Lors de sa dernière tournée européenne (2024/2025), l’absence de Omar pour des raisons de santé, est à remarquer, le groupe s’est présenté ainsi, Hamid Batma au Guenbri, Rachid Batma aux Tbilats, Chifa au Banjo et plusieurs musiciens aux (batterie électronique, derbouka, bass électrique, piano, viollencelle, violon et qanoun), et chose nouvelle, les ghiwanes d’origine en veste marocaine rouge et pantalon noir, les autres musiciens en chemise blanche et pantalon noir. Il s’agit, à notre avis, du Ghiwane du XXIème siècle, offrant son patrimoine chansonnier du début des années soixante-dix du XXème siècle. Il est ainsi, l’un des rares groupes marocains qui a enchanté autant au moins trois générations de marocains que la diaspora marocaine à travers le monde.

 La chanson tube, marque de fabrique du groupe, est sans conteste ‘ssenya (littéralement le plateau –de thé-), laquelle plus un symbole et une symbolique qu’un ustensile utilisé au quotidien par les Marocains et bien d’autres civilisations de par le monde. Sa particularité est avant tout de réunir autour d’elle, sa symbolique centrale renvoie autant à l’agora qu’à la table ronde des chevaliers dans la tradition Celte ; en outre dans sa configuration pleine, théière et verres, elle est la métaphore de la distribution du savoir et du pouvoir ; à la regarder on dirait qu’il s’agit d’une Halqa où le conteur (théière) égraine une épopée par épisodes (chaque verre de thé). Plus que cela, elle représente la mémoire et le souvenir, car elle se transmet en héritage de père en fils, de mère à fille, ou encore, sa valeur est telle qu’elle peut être offerte aux nouveaux mariés, mise en gage ou représenter le seul bien dont on ne se sépare qu’en cas d’absolue nécessité, car elle signifie le temps passé, présent et futur. On la regarde, on se réunit autour d’elle pour évoquer, se remémorer autant les événements que les défunts ou les proches partis au loin ou exilés, mais également le centre-central où se règlent les différents et où se concluent les pactes économiques, sociaux, voire politiques.

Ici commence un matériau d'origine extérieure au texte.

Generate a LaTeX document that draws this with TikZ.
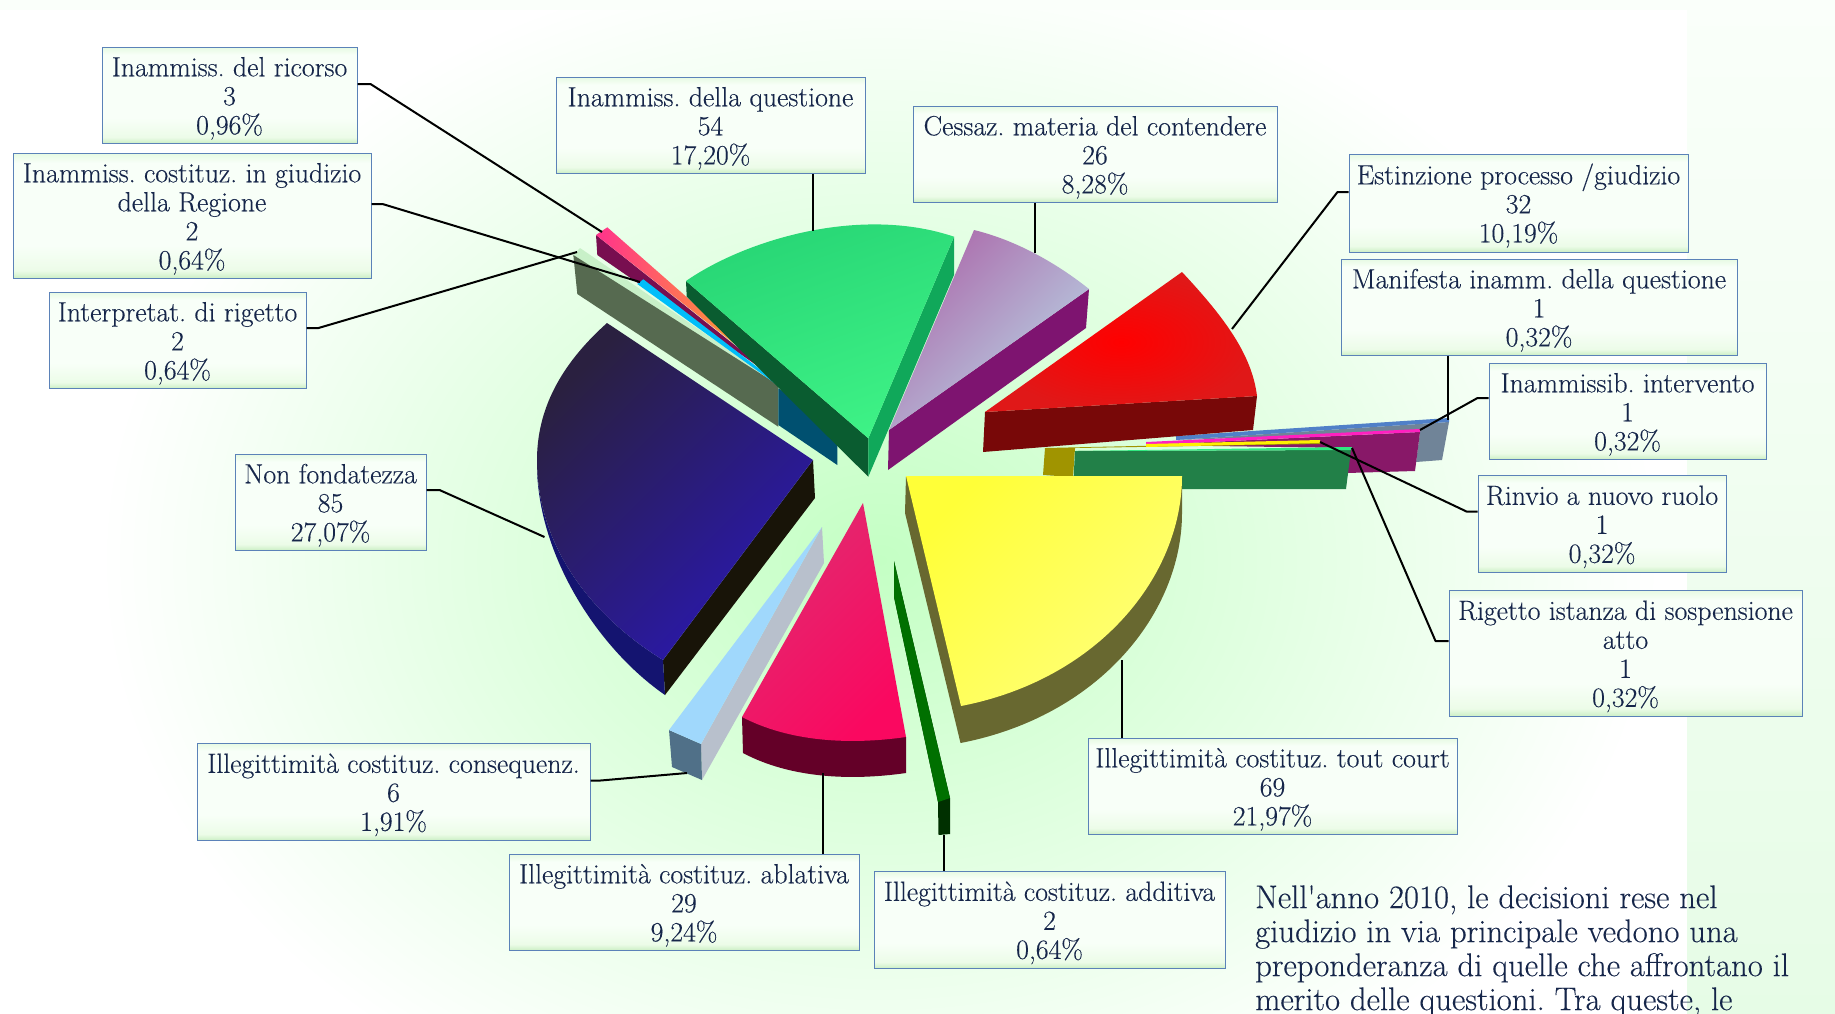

Le Ghiwane, avec cette chanson, intertextuelle, réarticule le chant nostalgique, souvent courtois ou amoureux, autour d’axes associés à l’exil voire aux déboires de l’immigration/émigration, et à l’absence.

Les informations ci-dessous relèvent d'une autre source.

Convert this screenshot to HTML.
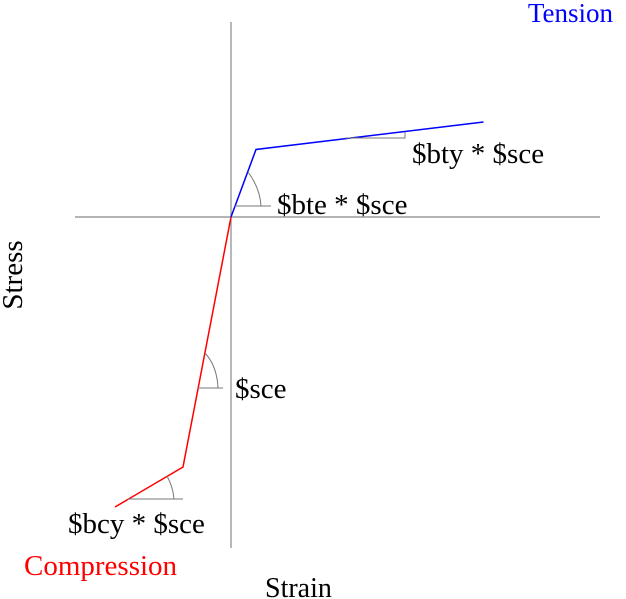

Pure tradition nostalgique, le chanteur prend ici la posture du canteur[1] qui inscrit sa narration dans tout un catalogue de réminiscences qui renvoient au symbolisme de la Siniya avec son cérémonial, lequel, au-delà des objets évoque des postures à la fois physiques et morales. Le cercle central est entouré de personnes hiérarchisées par le fait que c’est le maître du savoir-faire du breuvage sacré qui préside au cérémonial qui représente une réalité, le rituel d’un office religieux. Ainsi, le canteur évoque en premier lieu la compagnie des hommes de qualité, vertueux et loyaux. La valeur morale qui transparait dès le prélude de la chanson, c’est la loyauté et l’exemplarité.

 

[1] Terme utilisé en Cantologie, où le chanteur est en narration performative qui établit avec l’auditeur ou le spectateur un rapport de communion abolissant les différences.